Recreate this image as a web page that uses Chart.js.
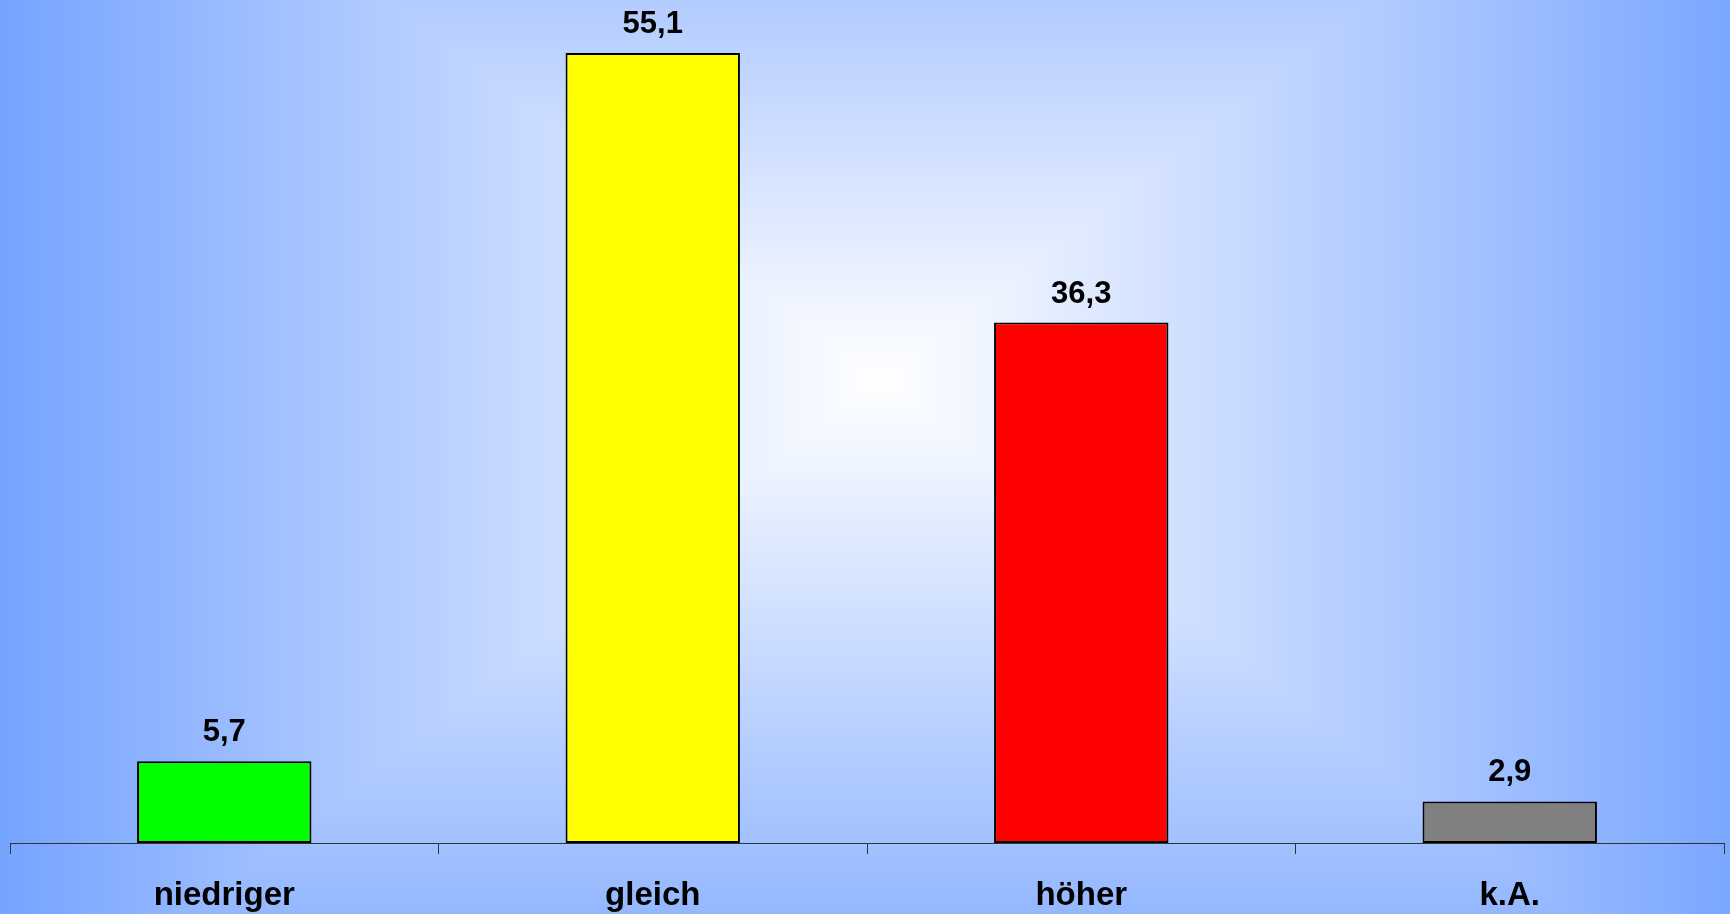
<!DOCTYPE html>
<html>
<head>
<meta charset="utf-8">
<script src="https://cdn.jsdelivr.net/npm/chart.js@4.4.1/dist/chart.umd.min.js"></script>
<style>
  html, body { margin: 0; padding: 0; background: #ffffff; }
  #wrap { width: 1730px; height: 914px; position: relative; }
</style>
</head>
<body>
<div id="wrap"><canvas id="c" width="1730" height="914"></canvas></div>
<script>
const categories = ['niedriger', 'gleich', 'höher', 'k.A.'];
const values = [5.7, 55.1, 36.3, 2.9];
const barColors = ['#00ff00', '#ffff00', '#ff0000', '#808080'];

const bgPlugin = {
  id: 'boxGradient',
  beforeDraw(chart) {
    const ctx = chart.ctx;
    const W = chart.width, H = chart.height;
    const img = ctx.createImageData(W, H);
    const d = img.data;
    const cx = 880, cy = 380, a = 980, b = 760;
    const edge = [102, 153, 255];
    for (let y = 0; y < H; y++) {
      const ty = Math.abs(y - cy) / b;
      for (let x = 0; x < W; x++) {
        let t = Math.max(Math.abs(x - cx) / a, ty);
        if (t > 1) t = 1;
        const i = (y * W + x) * 4;
        d[i] = Math.round(255 + (edge[0] - 255) * t);
        d[i + 1] = Math.round(255 + (edge[1] - 255) * t);
        d[i + 2] = Math.round(255 + (edge[2] - 255) * t);
        d[i + 3] = 255;
      }
    }
    ctx.putImageData(img, 0, 0);
  }
};

const valueLabels = {
  id: 'valueLabels',
  afterDatasetsDraw(chart) {
    const ctx = chart.ctx;
    const meta = chart.getDatasetMeta(0);
    ctx.save();
    ctx.font = 'bold 31px "Liberation Sans", Arial, sans-serif';
    ctx.fillStyle = '#000000';
    ctx.textAlign = 'center';
    ctx.textBaseline = 'alphabetic';
    meta.data.forEach((bar, i) => {
      const txt = values[i].toFixed(1).replace('.', ',');
      ctx.fillText(txt, bar.x, bar.y - 20);
    });
    ctx.restore();
  }
};

new Chart(document.getElementById('c'), {
  type: 'bar',
  data: {
    labels: categories,
    datasets: [{
      data: values,
      backgroundColor: barColors,
      borderColor: '#000000',
      borderWidth: 2,
      borderSkipped: false,
      categoryPercentage: 1.0,
      barPercentage: 0.407
    }]
  },
  options: {
    responsive: false,
    animation: false,
    layout: { padding: { left: 10, right: 6, top: 0, bottom: 0 } },
    plugins: { legend: { display: false }, tooltip: { enabled: false } },
    scales: {
      y: { display: false, min: 0, max: 58.8 },
      x: {
        offset: true,
        afterFit(scale) { scale.height = 71; },
        grid: {
          offset: true,
          drawOnChartArea: false,
          drawTicks: true,
          tickLength: 11,
          color: '#333333',
          lineWidth: 1
        },
        border: { display: true, color: '#333333', width: 1 },
        ticks: {
          color: '#000000',
          padding: 22,
          maxRotation: 0,
          font: { family: '"Liberation Sans", Arial, sans-serif', size: 33, weight: 'bold', lineHeight: 1.2 }
        }
      }
    }
  },
  plugins: [bgPlugin, valueLabels]
});
</script>
</body>
</html>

_ _ _ _ _

*THE EXERCISE*
Go through the data above and transcribe it in full, omitting any image.

*THE RESPONSE*
Recreate this image as a web page that uses Chart.js.
<!DOCTYPE html>
<html>
<head>
<meta charset="utf-8">
<script src="https://cdn.jsdelivr.net/npm/chart.js@4.4.1/dist/chart.umd.min.js"></script>
<style>
  html, body { margin: 0; padding: 0; background: #ffffff; }
  #wrap { width: 1730px; height: 914px; position: relative; }
</style>
</head>
<body>
<div id="wrap"><canvas id="c" width="1730" height="914"></canvas></div>
<script>
const categories = ['niedriger', 'gleich', 'höher', 'k.A.'];
const values = [5.7, 55.1, 36.3, 2.9];
const barColors = ['#00ff00', '#ffff00', '#ff0000', '#808080'];

const bgPlugin = {
  id: 'boxGradient',
  beforeDraw(chart) {
    const ctx = chart.ctx;
    const W = chart.width, H = chart.height;
    const img = ctx.createImageData(W, H);
    const d = img.data;
    const cx = 880, cy = 380, a = 980, b = 760;
    const edge = [102, 153, 255];
    for (let y = 0; y < H; y++) {
      const ty = Math.abs(y - cy) / b;
      for (let x = 0; x < W; x++) {
        let t = Math.max(Math.abs(x - cx) / a, ty);
        if (t > 1) t = 1;
        const i = (y * W + x) * 4;
        d[i] = Math.round(255 + (edge[0] - 255) * t);
        d[i + 1] = Math.round(255 + (edge[1] - 255) * t);
        d[i + 2] = Math.round(255 + (edge[2] - 255) * t);
        d[i + 3] = 255;
      }
    }
    ctx.putImageData(img, 0, 0);
  }
};

const valueLabels = {
  id: 'valueLabels',
  afterDatasetsDraw(chart) {
    const ctx = chart.ctx;
    const meta = chart.getDatasetMeta(0);
    ctx.save();
    ctx.font = 'bold 31px "Liberation Sans", Arial, sans-serif';
    ctx.fillStyle = '#000000';
    ctx.textAlign = 'center';
    ctx.textBaseline = 'alphabetic';
    meta.data.forEach((bar, i) => {
      const txt = values[i].toFixed(1).replace('.', ',');
      ctx.fillText(txt, bar.x, bar.y - 20);
    });
    ctx.restore();
  }
};

new Chart(document.getElementById('c'), {
  type: 'bar',
  data: {
    labels: categories,
    datasets: [{
      data: values,
      backgroundColor: barColors,
      borderColor: '#000000',
      borderWidth: 2,
      borderSkipped: false,
      categoryPercentage: 1.0,
      barPercentage: 0.407
    }]
  },
  options: {
    responsive: false,
    animation: false,
    layout: { padding: { left: 10, right: 6, top: 0, bottom: 0 } },
    plugins: { legend: { display: false }, tooltip: { enabled: false } },
    scales: {
      y: { display: false, min: 0, max: 58.8 },
      x: {
        offset: true,
        afterFit(scale) { scale.height = 71; },
        grid: {
          offset: true,
          drawOnChartArea: false,
          drawTicks: true,
          tickLength: 11,
          color: '#333333',
          lineWidth: 1
        },
        border: { display: true, color: '#333333', width: 1 },
        ticks: {
          color: '#000000',
          padding: 22,
          maxRotation: 0,
          font: { family: '"Liberation Sans", Arial, sans-serif', size: 33, weight: 'bold', lineHeight: 1.2 }
        }
      }
    }
  },
  plugins: [bgPlugin, valueLabels]
});
</script>
</body>
</html>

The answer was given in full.